TF_RGB_LED_BUTTON_BOOTLOADER_STATUS_OK = 0
TF_RGB_LED_BUTTON_BOOTLOADER_STATUS_INVALID_MODE = 1
TF_RGB_LED_BUTTON_BOOTLOADER_STATUS_NO_CHANGE = 2
TF_RGB_LED_BUTTON_BOOTLOADER_STATUS_ENTRY_FUNCTION_NOT_PRESENT = 3
TF_RGB_LED_BUTTON_BOOTLOADER_STATUS_DEVICE_IDENTIFIER_INCORRECT = 4
TF_RGB_LED_BUTTON_BOOTLOADER_STATUS_CRC_MISMATCH = 5

int tf_rgb_led_button_get_bootloader_mode(TF_RGBLEDButton *rgb_led_button, uint8_t *ret_mode)¶

Parameters:	rgb_led_button – Type: TF_RGBLEDButton *
Output Parameters:	ret_mode – Type: uint8_t, Range: See constants
Returns:	e_code – Type: int

Returns the current bootloader mode, see tf_rgb_led_button_set_bootloader_mode().

The following constants are available for this function:

For ret_mode:

TF_RGB_LED_BUTTON_BOOTLOADER_MODE_BOOTLOADER = 0
TF_RGB_LED_BUTTON_BOOTLOADER_MODE_FIRMWARE = 1
TF_RGB_LED_BUTTON_BOOTLOADER_MODE_BOOTLOADER_WAIT_FOR_REBOOT = 2
TF_RGB_LED_BUTTON_BOOTLOADER_MODE_FIRMWARE_WAIT_FOR_REBOOT = 3
TF_RGB_LED_BUTTON_BOOTLOADER_MODE_FIRMWARE_WAIT_FOR_ERASE_AND_REBOOT = 4

int tf_rgb_led_button_set_write_firmware_pointer(TF_RGBLEDButton *rgb_led_button, uint32_t pointer)¶

Parameters:	rgb_led_button – Type: TF_RGBLEDButton * pointer – Type: uint32_t, Unit: 1 B, Range: [0 to 2³² - 1]
Returns:	e_code – Type: int

Sets the firmware pointer for tf_rgb_led_button_write_firmware(). The pointer has to be increased by chunks of size 64. The data is written to flash every 4 chunks (which equals to one page of size 256).

This function is used by Brick Viewer during flashing. It should not be necessary to call it in a normal user program.

int tf_rgb_led_button_write_firmware(TF_RGBLEDButton *rgb_led_button, const uint8_t data[64], uint8_t *ret_status)¶

Parameters:	rgb_led_button – Type: TF_RGBLEDButton * data – Type: const uint8_t[64], Range: [0 to 255]
Output Parameters:	ret_status – Type: uint8_t, Range: [0 to 255]
Returns:	e_code – Type: int

Writes 64 Bytes of firmware at the position as written by tf_rgb_led_button_set_write_firmware_pointer() before. The firmware is written to flash every 4 chunks.

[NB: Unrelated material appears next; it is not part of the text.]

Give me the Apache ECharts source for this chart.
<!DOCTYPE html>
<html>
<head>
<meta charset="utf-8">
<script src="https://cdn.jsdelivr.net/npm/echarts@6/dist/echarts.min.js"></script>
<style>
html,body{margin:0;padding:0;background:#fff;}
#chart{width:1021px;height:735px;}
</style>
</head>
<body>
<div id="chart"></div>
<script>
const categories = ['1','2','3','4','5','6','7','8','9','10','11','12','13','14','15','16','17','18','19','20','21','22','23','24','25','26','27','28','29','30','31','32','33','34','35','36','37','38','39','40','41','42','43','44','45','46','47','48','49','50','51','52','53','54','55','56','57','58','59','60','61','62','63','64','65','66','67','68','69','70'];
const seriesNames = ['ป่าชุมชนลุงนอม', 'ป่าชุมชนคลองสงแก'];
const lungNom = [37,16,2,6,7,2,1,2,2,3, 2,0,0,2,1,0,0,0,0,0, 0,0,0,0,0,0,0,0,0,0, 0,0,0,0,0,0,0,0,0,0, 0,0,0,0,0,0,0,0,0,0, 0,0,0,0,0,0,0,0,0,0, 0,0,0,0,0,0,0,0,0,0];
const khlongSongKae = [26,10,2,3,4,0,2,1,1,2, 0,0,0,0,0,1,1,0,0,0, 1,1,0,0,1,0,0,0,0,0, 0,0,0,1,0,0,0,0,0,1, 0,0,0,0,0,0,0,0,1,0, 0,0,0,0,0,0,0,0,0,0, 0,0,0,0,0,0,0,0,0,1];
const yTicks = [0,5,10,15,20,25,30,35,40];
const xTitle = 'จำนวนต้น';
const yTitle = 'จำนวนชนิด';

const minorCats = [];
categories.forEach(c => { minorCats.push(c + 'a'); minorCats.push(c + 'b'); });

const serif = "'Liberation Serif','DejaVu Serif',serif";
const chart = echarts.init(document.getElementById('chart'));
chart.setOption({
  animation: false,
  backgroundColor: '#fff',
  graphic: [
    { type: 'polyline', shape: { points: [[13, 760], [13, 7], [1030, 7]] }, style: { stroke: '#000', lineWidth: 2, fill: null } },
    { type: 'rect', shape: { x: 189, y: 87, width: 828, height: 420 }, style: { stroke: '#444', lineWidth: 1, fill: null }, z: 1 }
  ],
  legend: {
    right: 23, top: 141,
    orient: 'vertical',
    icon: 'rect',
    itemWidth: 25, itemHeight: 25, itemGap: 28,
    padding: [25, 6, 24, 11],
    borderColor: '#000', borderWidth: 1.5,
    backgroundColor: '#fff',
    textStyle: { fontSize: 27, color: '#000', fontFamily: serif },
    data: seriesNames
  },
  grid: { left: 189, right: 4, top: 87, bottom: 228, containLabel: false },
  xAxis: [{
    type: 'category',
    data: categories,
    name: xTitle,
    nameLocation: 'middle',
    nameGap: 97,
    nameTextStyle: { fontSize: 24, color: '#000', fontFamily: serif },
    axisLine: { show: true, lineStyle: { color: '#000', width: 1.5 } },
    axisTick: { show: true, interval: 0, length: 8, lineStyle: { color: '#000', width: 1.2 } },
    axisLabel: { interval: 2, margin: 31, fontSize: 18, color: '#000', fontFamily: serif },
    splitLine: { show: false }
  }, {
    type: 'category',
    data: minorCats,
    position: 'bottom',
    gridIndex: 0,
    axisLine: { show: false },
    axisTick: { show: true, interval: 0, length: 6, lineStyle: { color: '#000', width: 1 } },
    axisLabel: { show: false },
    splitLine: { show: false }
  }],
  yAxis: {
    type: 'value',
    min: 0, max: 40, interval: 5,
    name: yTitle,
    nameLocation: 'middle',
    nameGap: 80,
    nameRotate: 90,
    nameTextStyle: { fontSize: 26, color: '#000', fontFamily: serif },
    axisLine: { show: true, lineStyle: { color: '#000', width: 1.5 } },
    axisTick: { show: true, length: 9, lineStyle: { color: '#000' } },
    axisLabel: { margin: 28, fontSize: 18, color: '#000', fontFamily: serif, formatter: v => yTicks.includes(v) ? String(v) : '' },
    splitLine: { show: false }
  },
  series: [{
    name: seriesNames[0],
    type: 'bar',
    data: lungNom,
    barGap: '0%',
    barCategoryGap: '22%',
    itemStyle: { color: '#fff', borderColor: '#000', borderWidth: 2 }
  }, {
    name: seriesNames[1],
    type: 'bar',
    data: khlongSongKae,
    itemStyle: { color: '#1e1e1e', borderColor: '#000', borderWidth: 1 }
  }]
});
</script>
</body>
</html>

You can only write firmware in bootloader mode.

This function is used by Brick Viewer during flashing. It should not be necessary to call it in a normal user program.

int tf_rgb_led_button_write_uid(TF_RGBLEDButton *rgb_led_button, uint32_t uid)¶

Parameters:	rgb_led_button – Type: TF_RGBLEDButton * uid – Type: uint32_t, Range: [0 to 2³² - 1]
Returns:	e_code – Type: int

Writes a new UID into flash. If you want to set a new UID you have to decode the Base58 encoded UID string into an integer first.

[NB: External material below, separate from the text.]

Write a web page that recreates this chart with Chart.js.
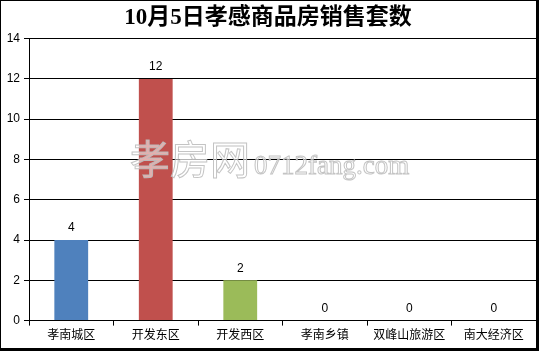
<!DOCTYPE html>
<html>
<head>
<meta charset="utf-8">
<script src="https://cdn.jsdelivr.net/npm/chart.js@4/dist/chart.umd.min.js"></script>
<style>
  html, body { margin: 0; padding: 0; background: #fff; }
  #wrap { position: relative; width: 539px; height: 351px; }
  #wrap canvas { position: absolute; left: 0; top: 0; }
  #frame {
    position: absolute; left: 0; top: 0; width: 539px; height: 351px;
    box-sizing: border-box; border: 1px solid #000;
    border-right-width: 3px; border-bottom-width: 3px; pointer-events: none;
  }
</style>
</head>
<body>
<div id="wrap">
  <canvas id="c" width="539" height="351"></canvas>
  <div id="frame"></div>
</div>
<script>
// ---- data ----
const titleText = '10月5日孝感商品房销售套数';
const districts = ['孝南城区', '开发东区', '开发西区', '孝南乡镇', '双峰山旅游区', '南大经济区'];
const sales     = [4, 12, 2, 0, 0, 0];
const barColors = ['#4F81BD', '#C0504D', '#9BBB59', '#4F81BD', '#4F81BD', '#4F81BD'];
const yTicks    = [0, 2, 4, 6, 8, 10, 12, 14];

const FONT = '"Liberation Sans", "Noto Sans CJK SC", sans-serif';

// value labels above each bar
const valueLabels = {
  id: 'valueLabels',
  afterDatasetsDraw(chart) {
    const { ctx } = chart;
    const meta = chart.getDatasetMeta(0);
    ctx.save();
    ctx.fillStyle = '#000';
    ctx.font = '12px ' + FONT;
    ctx.textAlign = 'center';
    ctx.textBaseline = 'middle';
    meta.data.forEach((bar, i) => {
      ctx.fillText(String(sales[i]), bar.x, bar.y - 12);
    });
    ctx.restore();
  }
};

// faint site watermark
const watermark = {
  id: 'watermark',
  afterDraw(chart) {
    const { ctx } = chart;
    ctx.save();
    ctx.lineWidth = 1;
    ctx.strokeStyle = 'rgba(190,190,190,0.9)';
    ctx.fillStyle = 'rgba(255,255,255,0.55)';
    ctx.textBaseline = 'alphabetic';
    ctx.textAlign = 'left';
    ctx.font = '40px "Noto Sans CJK SC", sans-serif';
    ctx.fillText('孝房网', 130, 174);
    ctx.strokeText('孝房网', 130, 174);
    ctx.font = '27px "Liberation Serif", serif';
    ctx.fillText('0712fang.com', 254, 174);
    ctx.strokeText('0712fang.com', 254, 174);
    ctx.restore();
  }
};

new Chart(document.getElementById('c'), {
  type: 'bar',
  data: {
    labels: districts,
    datasets: [{
      data: sales,
      backgroundColor: barColors,
      borderWidth: 0,
      barPercentage: 0.4,
      categoryPercentage: 1.0
    }]
  },
  options: {
    responsive: false,
    animation: false,
    layout: { padding: { left: 0, right: 3, top: 0, bottom: 5 } },
    plugins: {
      legend: { display: false },
      tooltip: { enabled: false },
      title: {
        display: true,
        text: titleText,
        color: '#000',
        font: { family: '"Liberation Serif", "Noto Sans CJK SC", serif', size: 23, weight: 'bold' },
        padding: { top: 4, bottom: 7 }
      }
    },
    scales: {
      x: {
        offset: true,
        grid: {
          offset: true,
          drawOnChartArea: false,
          color: '#000',
          tickLength: 5
        },
        border: { color: '#000', width: 1 },
        ticks: { color: '#000', font: { family: FONT, size: 12 }, padding: 3, maxRotation: 0, autoSkip: false }
      },
      y: {
        min: 0,
        max: 14,
        afterBuildTicks(scale) { scale.ticks = yTicks.map(v => ({ value: v })); },
        afterFit(scale) { scale.width = 29; },
        grid: { color: '#000', tickLength: 5 },
        border: { color: '#000', width: 1 },
        ticks: { color: '#000', font: { family: FONT, size: 12 }, padding: 4 }
      }
    }
  },
  plugins: [valueLabels, watermark]
});
</script>
</body>
</html>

We recommend that you use Brick Viewer to change the UID.

int tf_rgb_led_button_read_uid(TF_RGBLEDButton *rgb_led_button, uint32_t *ret_uid)¶

Parameters:	rgb_led_button – Type: TF_RGBLEDButton *
Output Parameters:	ret_uid – Type: uint32_t, Range: [0 to 2³² - 1]
Returns:	e_code – Type: int

Returns the current UID as an integer. Encode as Base58 to get the usual string version.

Constants¶

TF_RGB_LED_BUTTON_DEVICE_IDENTIFIER¶

This constant is used to identify a RGB LED Button Bricklet.

The functions tf_rgb_led_button_get_identity() and tf_hal_get_device_info() have a device_identifier output parameter to specify the Brick's or Bricklet's type.

TF_RGB_LED_BUTTON_DEVICE_DISPLAY_NAME¶: This constant represents the human readable name of a RGB LED Button Bricklet.